# Bootproblem -- Checking NVRAM



## Ripper11 (24. November 2007)

Hallo zusammen,
Ich hab in meinen PC heute eine 2 Festplatte eingebaut. Hab den Jumper auf Slave gesteckt und wenn ich dann boote kommt Meldung "Checking NVRAM". Wenn ich jetzt die Festplatte aussteck und mit meiner alten boote kommt jetzt auch "Checkin NVRAM" und danach passiert nix mehr. Wenn ich aber beide Platten ausgesteckt hab, dann bootet er, bring aber dann die Meldung "Boot Failure" weil ja nix angeschlossen ist.
Woran kann das liegen
Danek schonmal

Gruß Fabi


----------



## Raubkopierer (24. November 2007)

Die andere Platte ist auf Master gejumpert? Checking NvRam ist eigentlich normaler Bestandteil des Bootvorgangs. Eben, dass der Ram der Grafikkarte geprüft wird. Evtl. hast du vergessen ein Kabel wieder anzuschließen oder irgendwas sitzt nicht richtig.
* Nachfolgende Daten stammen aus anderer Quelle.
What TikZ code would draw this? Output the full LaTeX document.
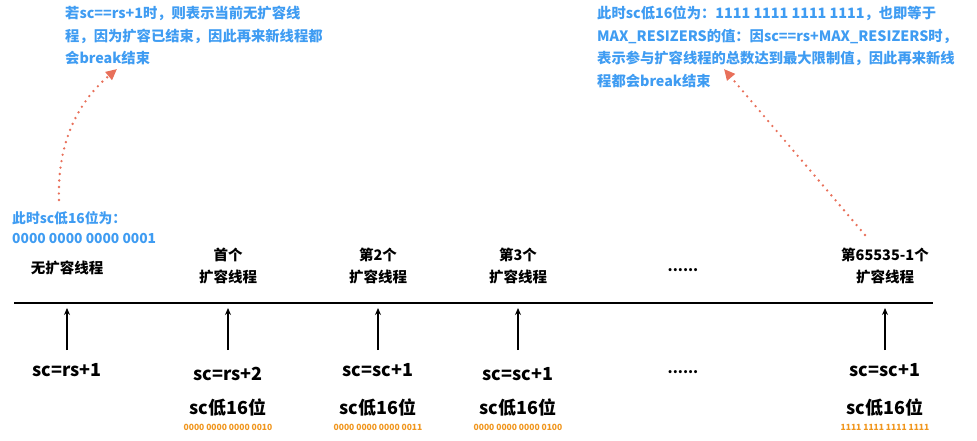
\documentclass[tikz,border=0pt]{standalone}
\usepackage{fontspec}
\setmainfont{Noto Sans CJK SC}
\usetikzlibrary{arrows.meta}
\definecolor{blu}{HTML}{3F9CF2}
\definecolor{org}{HTML}{F0961E}
\definecolor{red1}{HTML}{E8705A}
\begin{document}
\begin{tikzpicture}[x=1pt,y=-1pt,
  lab/.style={font=\bfseries\fontsize{14.5}{22}\selectfont,align=center,inner sep=0},
  blab/.style={font=\bfseries\fontsize{14.3}{22.5}\selectfont,text=blu,align=left,inner sep=0,anchor=north west},
  big/.style={font=\bfseries\fontsize{18}{18}\selectfont,inner sep=0},
  bin/.style={font=\bfseries\fontsize{8.5}{10}\selectfont,text=org,inner sep=0},
  up/.style={-{Stealth[length=7pt,width=6pt]},line width=1.1pt},
  dots/.style={red1,line width=2.6pt,dash pattern=on 0pt off 6.5pt,line cap=round,-{Triangle[length=11pt,width=10pt]}}]
\useasboundingbox (0,0) rectangle (977,441);
\coordinate (L1) at (14,303); \coordinate (L2) at (933,303);
\draw[line width=1.1pt] (L1) -- (L2);
\node[blab] (t1) at (65,6) {若sc==rs+1时，则表示当前无扩容线\\程，因为扩容已结束，因此再来新线程都\\会break结束};
\node[blab] (t2) at (597,6) {此时sc低16位为：1111 1111 1111 1111，也即等于\\MAX\_RESIZERS的值：因sc==rs+MAX\_RESIZERS时，\\表示参与扩容线程的总数达到最大限制值，因此再来新线\\程都会break结束};
\node[blab,font=\bfseries\fontsize{13.8}{20.5}\selectfont] (s0) at (12,211) {此时sc低16位为：\\0000 0000 0000 0001};
\node[lab] (h0) at (67,268) {无扩容线程};
\node[lab] (h1) at (228,266) {首个\\扩容线程};
\node[lab] (h2) at (378,266) {第2个\\扩容线程};
\node[lab] (h3) at (518,266) {第3个\\扩容线程};
\node[lab] (hd) at (683,270) {......};
\node[lab] (h4) at (885,266) {第65535-1个\\扩容线程};
\foreach \x/\y/\t/\n in {67/370/sc=rs+1/0,228/374/sc=rs+2/1,378/370/sc=sc+1/2,518/374/sc=sc+1/3,885/370/sc=sc+1/4}{
  \node[big] (b\n) at (\x,\y) {\t};
  \coordinate (a\n) at (\x,308);
  \draw[up] (\x,350) -- (a\n);
}
\node[lab] (bd) at (683,372) {......};
\foreach \x/\t/\n in {228/0000 0000 0000 0010/1,378/0000 0000 0000 0011/2,518/0000 0000 0000 0100/3,885/1111 1111 1111 1111/4}{
  \node[big] (c\n) at (\x,408) {sc低16位};
  \node[bin] (d\n) at (\x,427) {\t};
}
\coordinate (p0) at (59,200); \coordinate (p1) at (117,69);
\draw[dots] (p0) .. controls (57,140) and (80,100) .. (p1);
\coordinate (q0) at (865,235); \coordinate (q1) at (724,69);
\draw[dots] (q0) -- (q1);
\end{tikzpicture}
\end{document}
Allerdings halte ich das Bios für die Wahrscheinlichste Ursache. Entweder, du versuchst einmal beide Festplatten auf Cable selected zu jumpern und bastelst dann eben deine Windows-Platte an das eine Ende des Kabels und die Slave in die Mitte oder du resettest das Bios einmal.


----------



## Ripper11 (27. November 2007)

Hallo,
danke für Deine schnelle Antwort. Ich hab jetzt mal meinen ganzen Rechner auseinander und wieder zusammengebaut, das BIOS resettet und nochmal die Jumper überprüft. Jetzt gehts 

Gruß Fabi


----------